**Exercise requirements**
Up to and including the line with "import pandas as pd", write out the listing from its first line, minus the pictures.

* start Data segment *

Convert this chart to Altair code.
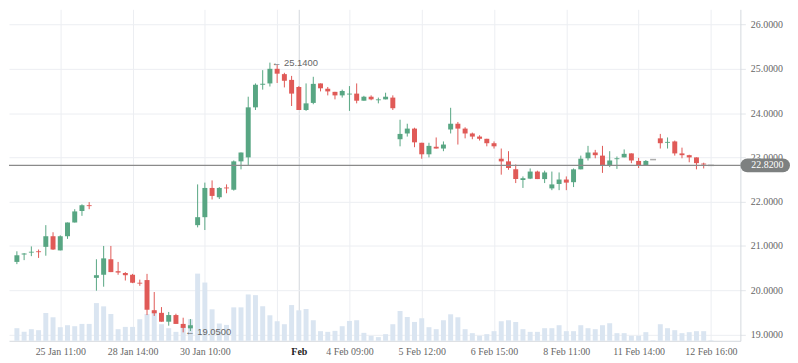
import altair as alt
import pandas as pd

# ---- data (hourly candles, index 0..96) ----
opens = [20.64, 20.81, 20.85, 20.88, 20.98, 21.22, 20.90, 21.22, 21.53, 21.79,
         21.92, 20.28, 20.35, 20.70, 20.43, 20.39, 20.35, 20.17, 20.23, 19.55,
         19.49, 19.29, 19.44, 19.24, 19.14, 21.47, 21.65, 22.31, 22.10, 22.32,
         22.27, 22.91, 23.00, 24.13, 24.64, 24.67, 25.00, 24.88, 24.75, 24.59,
         24.07, 24.23, 24.67, 24.55, 24.48, 24.40, 24.42, 24.44, 24.28, 24.37,
         24.29, 24.31, 24.35, 23.41, 23.54, 23.65, 23.33, 23.07, 23.24, 23.20,
         23.63, 23.76, 23.65, 23.54, 23.47, 23.42, 23.32, 22.97, 22.91, 22.73,
         22.49, 22.52, 22.68, 22.51, 22.30, 22.40, 22.50, 22.44, 22.73, 22.98,
         23.11, 23.04, 22.82, 22.96, 23.00, 23.09, 22.92, 22.82, 22.95, 23.43,
         23.33, 23.36, 23.09, 23.05, 23.00, 22.86, 22.82]
highs = [20.88, 20.84, 20.99, 20.92, 21.47, 21.31, 21.24, 21.53, 21.83, 21.94,
         21.99, 20.70, 21.00, 21.00, 20.64, 20.41, 20.37, 20.24, 20.37, 19.96,
         19.62, 19.51, 19.47, 19.38, 19.35, 22.39, 22.43, 22.48, 22.33, 22.39,
         22.93, 23.11, 24.37, 24.67, 24.97, 25.14, 25.09, 24.91, 24.84, 24.61,
         24.67, 24.82, 24.67, 24.59, 24.48, 24.53, 24.61, 24.67, 24.39, 24.40,
         24.35, 24.46, 24.40, 23.85, 23.76, 23.67, 23.33, 23.33, 23.45, 23.36,
         24.12, 23.80, 23.68, 23.56, 23.50, 23.42, 23.36, 23.20, 23.14, 22.84,
         22.57, 22.75, 22.70, 22.70, 22.68, 22.66, 22.57, 22.75, 23.04, 23.26,
         23.17, 23.26, 23.14, 23.02, 23.18, 23.09, 22.99, 22.94, 22.95, 23.53,
         23.45, 23.38, 23.22, 23.06, 23.00, 22.88, 22.82]
lows = [20.59, 20.68, 20.77, 20.73, 20.78, 20.91, 20.90, 21.16, 21.53, 21.68,
        21.83, 19.99, 20.08, 20.41, 20.35, 20.22, 20.16, 20.10, 19.44, 19.42,
        19.29, 19.20, 19.24, 19.05, 19.08, 21.42, 21.36, 22.05, 22.06, 22.19,
        22.25, 22.73, 22.81, 24.07, 24.53, 24.60, 24.68, 24.58, 24.16, 24.07,
        24.05, 24.20, 24.49, 24.40, 24.31, 24.35, 24.05, 24.22, 24.28, 24.29,
        24.22, 24.31, 24.07, 23.25, 23.47, 23.23, 22.97, 23.00, 23.20, 23.14,
        23.54, 23.29, 23.43, 23.41, 23.38, 23.25, 23.20, 22.61, 22.72, 22.42,
        22.31, 22.51, 22.51, 22.42, 22.26, 22.26, 22.26, 22.33, 22.73, 22.93,
        22.98, 22.65, 22.78, 22.74, 23.00, 22.87, 22.76, 22.82, 22.95, 23.20,
        23.20, 23.04, 22.98, 22.89, 22.73, 22.75, 22.82]
closes = [20.79, 20.83, 20.87, 20.86, 21.22, 20.92, 21.22, 21.53, 21.78, 21.92,
          21.90, 20.34, 20.72, 20.41, 20.40, 20.34, 20.17, 20.15, 19.56, 19.48,
          19.29, 19.44, 19.24, 19.15, 19.21, 21.65, 22.31, 22.13, 22.31, 22.30,
          22.91, 23.11, 24.13, 24.64, 24.66, 25.00, 24.89, 24.73, 24.44, 24.07,
          24.22, 24.66, 24.56, 24.49, 24.40, 24.50, 24.44, 24.28, 24.37, 24.31,
          24.31, 24.37, 24.11, 23.53, 23.65, 23.34, 23.07, 23.26, 23.20, 23.29,
          23.76, 23.65, 23.54, 23.47, 23.42, 23.32, 23.25, 22.91, 22.76, 22.51,
          22.53, 22.68, 22.51, 22.66, 22.39, 22.50, 22.43, 22.73, 22.97, 23.11,
          23.05, 22.82, 22.93, 22.98, 23.08, 22.93, 22.82, 22.92, 22.95, 23.32,
          23.35, 23.09, 23.05, 23.00, 22.87, 22.84, 22.82]
volumes = [127, 90, 117, 107, 280, 237, 137, 157, 147, 170,
           170, 380, 347, 270, 117, 140, 140, 217, 270, 300,
           167, 127, 90, 150, 217, 677, 587, 317, 174, 160,
           337, 337, 467, 460, 347, 257, 197, 167, 360, 307,
           320, 207, 97, 90, 100, 147, 200, 207, 80, 50,
           37, 67, 167, 300, 240, 190, 227, 137, 117, 207,
           267, 237, 117, 77, 50, 67, 97, 197, 207, 190,
           117, 90, 90, 127, 127, 157, 97, 97, 157, 127,
           117, 157, 177, 77, 77, 50, 50, 87, 5, 167,
           127, 107, 77, 87, 97, 97, 5]

tick_idx = [6, 16, 26, 36, 39, 46, 56, 66, 76, 86, 96]
tick_labels = ["25 Jan 11:00", "28 Jan 14:00", "30 Jan 10:00", "", "Feb",
               "4 Feb 09:00", "5 Feb 12:00", "6 Feb 15:00", "8 Feb 11:00",
               "11 Feb 14:00", "12 Feb 16:00"]
price_ticks = [19, 20, 21, 22, 23, 24, 25, 26]
last_price = 22.82
ann_idx = [35, 23]
ann_price = [25.14, 19.05]
ann_text = ["\u2190 25.1400", "\u2190 19.0500"]

# ---- build tables ----
n = len(opens)
df = pd.DataFrame({
    "idx": list(range(n)),
    "open": opens, "high": highs, "low": lows, "close": closes,
    "volume": volumes,
})
df["dir"] = ["up" if c > o else ("down" if c < o else "flat") for o, c in zip(opens, closes)]
ann = pd.DataFrame({"idx": ann_idx, "price": ann_price, "text": ann_text})
lp = pd.DataFrame({"price": [last_price], "text": [f"{last_price:.4f}"]})

W, H = 737, 334
GREEN, RED, GREY = "#58a683", "#e05a57", "#8a8a8a"

xdom = [-0.406, 99.39]
ydom = [18.859, 26.343]

label_expr = " : ".join(f"datum.value == {v} ? '{t}'" for v, t in zip(tick_idx, tick_labels)) + " : ''"

x_axis = alt.Axis(
    values=tick_idx, labelExpr=label_expr, title=None, grid=True,
    gridColor={"condition": {"test": "datum.value == 39", "value": "#d3d7dc"}, "value": "#eceef2"},
    labelColor={"condition": {"test": "datum.value == 39", "value": "#222222"}, "value": "#666666"},
    labelFontWeight={"condition": {"test": "datum.value == 39", "value": "bold"}, "value": "normal"},
    labelFont="Liberation Serif", labelFontSize=10, labelOverlap=False, labelFlush=False,
    labelPadding=6, ticks=False, domainColor="#d5d9de", labelAngle=0,
)
xq = alt.X("idx:Q", scale=alt.Scale(domain=xdom, nice=False, zero=False), axis=x_axis)
xq2 = alt.X("idx:Q", scale=alt.Scale(domain=xdom, nice=False, zero=False))

color = alt.Color("dir:N", scale=alt.Scale(domain=["up", "down", "flat"], range=[GREEN, RED, GREY]), legend=None)

vol = alt.Chart(df).mark_bar(size=5, color="#dae5f1").encode(
    x=xq,
    y=alt.Y("volume:Q", scale=alt.Scale(domain=[0, 3340], nice=False), axis=None),
)

yscale = alt.Scale(domain=ydom, nice=False, zero=False)
y_axis = alt.Axis(
    orient="right", values=price_ticks, format=".4f", title=None, grid=True,
    gridColor="#eceef2", domainColor="#d5d9de", tickColor="#e3e6ea", tickSize=5,
    labelFont="Liberation Serif", labelFontSize=10, labelColor="#666666", labelPadding=5,
)

wick = alt.Chart(df).mark_rule(strokeWidth=1).encode(
    x=xq2, y=alt.Y("low:Q", scale=yscale, axis=y_axis), y2="high:Q", color=color,
)
body = alt.Chart(df).mark_bar(size=5).encode(
    x=xq2, y=alt.Y("open:Q", scale=yscale), y2="close:Q", color=color,
)
flat = alt.Chart(df).transform_filter("datum.dir == 'flat'").mark_tick(
    orient="horizontal", size=6, thickness=1.5, color=GREY
).encode(x=xq2, y=alt.Y("close:Q", scale=yscale))

last_line = alt.Chart(lp).mark_rule(color=GREY, strokeWidth=1.2).encode(
    y=alt.Y("price:Q", scale=yscale), x=alt.value(0), x2=alt.value(W),
)
tag = alt.Chart(lp).mark_rule(color="#7d8080", strokeWidth=14, strokeCap="round").encode(
    y=alt.Y("price:Q", scale=yscale), x=alt.value(W + 7), x2=alt.value(W + 43),
)
tag_text = alt.Chart(lp).mark_text(
    align="left", baseline="middle", color="white", font="Liberation Serif", fontSize=10
).encode(y=alt.Y("price:Q", scale=yscale), x=alt.value(W + 11), text="text:N")

ann_txt = alt.Chart(ann).mark_text(
    align="left", baseline="middle", dx=2, color="#666666", font="Liberation Sans", fontSize=9.5
).encode(x=xq2, y=alt.Y("price:Q", scale=yscale), text="text:N")

price = alt.layer(wick, body, flat, last_line, ann_txt, tag, tag_text)

chart = alt.layer(vol, price).resolve_scale(y="independent").properties(
    width=W, height=H, padding={"left": 0, "top": 0, "right": 0, "bottom": 0}
).configure_view(stroke=None)

chart.save("out.html", embed_options={"renderer": "svg", "actions": False})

* end Data segment *

**Exercise result**
Convert this chart to Altair code.
import altair as alt
import pandas as pd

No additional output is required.